Thursday, October 12, 2006

What I learned in school

Nerd alert!

Yesterday in my optimization class, we learned about the integer knapsack problem. The basic idea is that you have a fixed volume to fill and you want to maximize or minimize, depending on your problem, the total cost of the items that you choose to fill the volume.

Okay, seems logical enough, although maybe a bit abstract. To help us understand the problem better, the lecturer gave an example. Here's where it gets weird - instead of using any number of generic examples to explain the problem, he starts out like this: "Imagine you're a thief."

Hmm.

It actually makes a lot more sense that way though. Imagine you're a thief.
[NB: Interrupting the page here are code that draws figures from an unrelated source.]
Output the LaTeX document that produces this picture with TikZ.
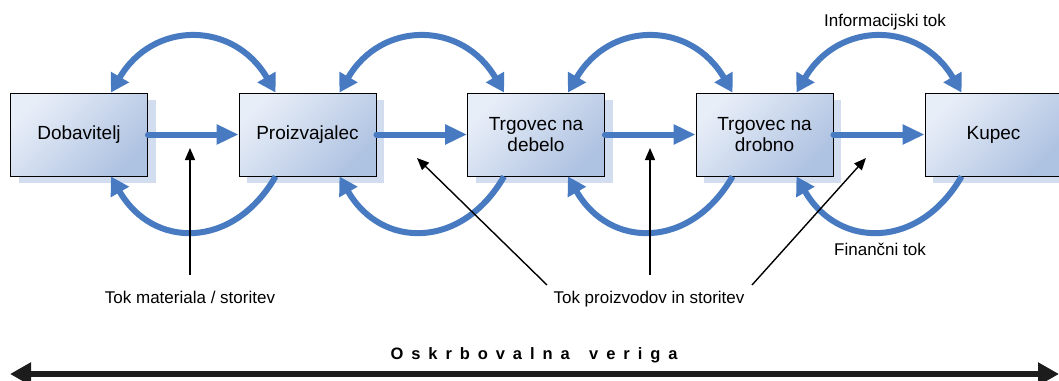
\documentclass[tikz,border=0pt]{standalone}
\usepackage{fontspec}
\setmainfont{Liberation Sans}
\newfontfamily\spacedfont[LetterSpace=48]{Liberation Sans}
\usetikzlibrary{arrows.meta,shadows,calc}
\definecolor{flowblue}{RGB}{71,122,192}
\definecolor{boxlight}{RGB}{232,238,248}
\definecolor{boxdark}{RGB}{174,194,225}
\definecolor{shadowblue}{RGB}{210,222,240}
\definecolor{chainblack}{RGB}{28,28,28}
\begin{document}
\begin{tikzpicture}[x=1pt,y=1pt,
  box/.style={draw=black, line width=0.9pt, minimum width=137pt, minimum height=83pt,
    inner sep=0pt, align=center, font=\fontsize{19}{21}\selectfont,
    left color=boxlight, right color=boxdark, shading angle=45,
    drop shadow={shadow xshift=8pt, shadow yshift=-7pt, fill=shadowblue, opacity=1}},
  flowarc/.style={draw=flowblue, line width=6pt},
  flowstraight/.style={draw=flowblue, line width=6pt, line cap=round, -{Triangle[length=22pt,width=19pt]}},
  ann/.style={draw=black, line width=1.4pt, -{Triangle[length=12pt,width=10pt]}},
  lbl/.style={font=\fontsize{17}{20}\selectfont, inner sep=0pt, anchor=base},
  chainarrow/.style={draw=chainblack, line width=6pt, {Triangle[length=21pt,width=22pt]}-{Triangle[length=21pt,width=22pt]}}
]
\useasboundingbox (0,0) rectangle (1059,-380);
\begin{scope}
\clip (0,0) rectangle (1059,-380);

% boxes
\node[box] (dob) at (79,-134.5) {Dobavitelj};
\node[box] (pro) at (307.5,-134.5) {Proizvajalec};
\node[box] (deb) at (536,-134.5) {Trgovec na\\debelo};
\node[box] (dro) at (764.5,-134.5) {Trgovec na\\drobno};
\node[box] (kup) at (993.5,-134.5) {Kupec};

% straight material flow
\draw[flowstraight] (dob.east) -- (pro.west);
\draw[flowstraight] (pro.east) -- (deb.west);
\draw[flowstraight] (deb.east) -- (dro.west);
\draw[flowstraight] (dro.east) -- (kup.west);

% information flow (top arcs) and financial flow (bottom arcs)
\foreach \a/\b in {dob/pro, pro/deb, deb/dro, dro/kup}{
  \draw[flowarc, {Triangle[length=18pt,width=20pt]}-{Triangle[length=18pt,width=20pt]}]
    ([xshift=-37pt]\a.north east) .. controls +(42,72) and +(-42,72) .. ([xshift=37pt]\b.north west);
  \draw[flowarc, -{Triangle[length=18pt,width=20pt]}]
    ([xshift=37pt]\b.south west) .. controls +(-42,-73) and +(42,-73) .. ([xshift=-37pt]\a.south east);
}

% labels
\node[lbl] (linf) at (885,-26) {Informacijski tok};
\node[lbl] (lfin) at (880,-255) {Finančni tok};
\node[lbl] (lmat) at (190,-303) {Tok materiala / storitev};
\node[lbl] (lpro) at (649,-303) {Tok proizvodov in storitev};

% annotation arrows
\coordinate (mats) at (190,-275);
\coordinate (matt) at (190,-148);
\coordinate (p1s) at (547,-285);
\coordinate (p1t) at (417,-158);
\coordinate (p2s) at (650,-275);
\coordinate (p2t) at (650,-148);
\coordinate (p3s) at (752,-285);
\coordinate (p3t) at (866,-158);
\draw[ann] (mats) -- (matt);
\draw[ann] (p1s) -- (p1t);
\draw[ann] (p2s) -- (p2t);
\draw[ann] (p3s) -- (p3t);

% supply chain
\node[inner sep=0pt, anchor=base, font=\fontsize{16.5}{19}\spacedfont\bfseries] (chain) at (534,-359) {Oskrbovalna\hspace{7pt} veriga};
\coordinate (chl) at (10,-374);
\coordinate (chr) at (1059,-374);
\draw[chainarrow] (chl) -- (chr);
\end{scope}
\end{tikzpicture}
\end{document}
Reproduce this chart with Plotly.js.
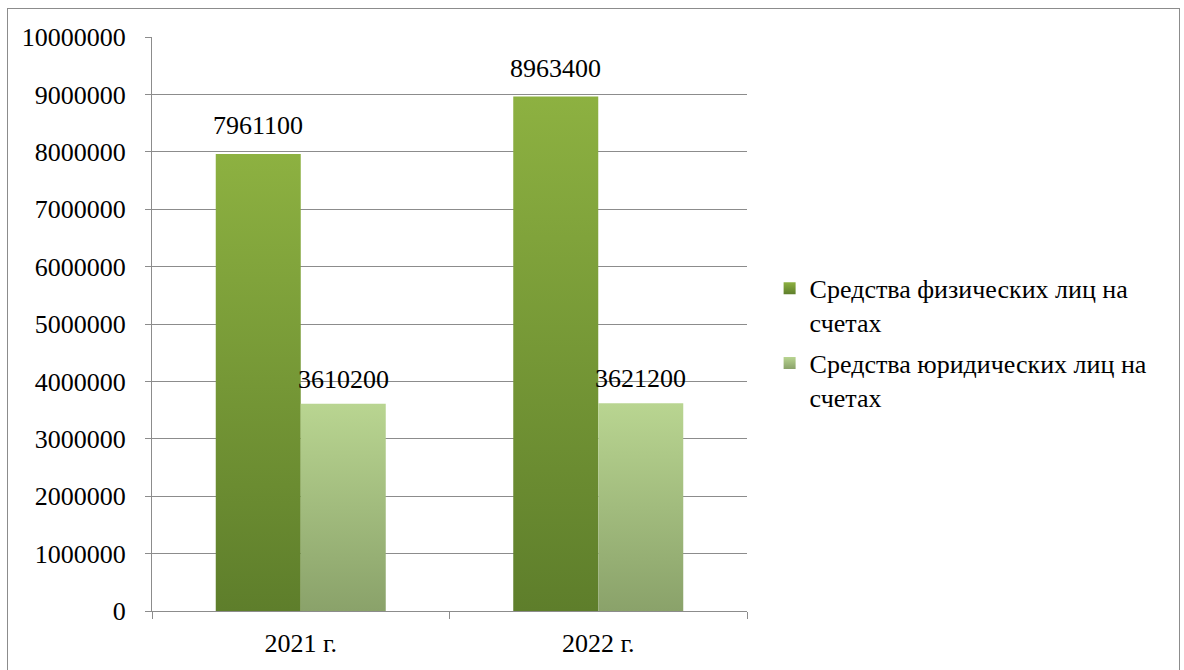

You break into a store and you want to steal as much stuff as you can, but you only have your backpack to carry stuff out in, so everything you steal has to fit in there. Obviously you want to turn a profit, so you're going to grab expensive stuff. But you're not going to steal the big TV because then you won't have room in your backpack for anything else. Given a fixed number of items each with a fixed cost, there's actually an optimal method for filling your backpack.

The funny part was that there are numerous examples that the lecturer could have chosen that would not have involved explaining the optimal way to commit a felony. Filling a backpack with the most essential items for a hiking trip, grocery shopping on a budget with a fixed amount of cabinet space, filling up your iPod with songs... but no, he chose the thief.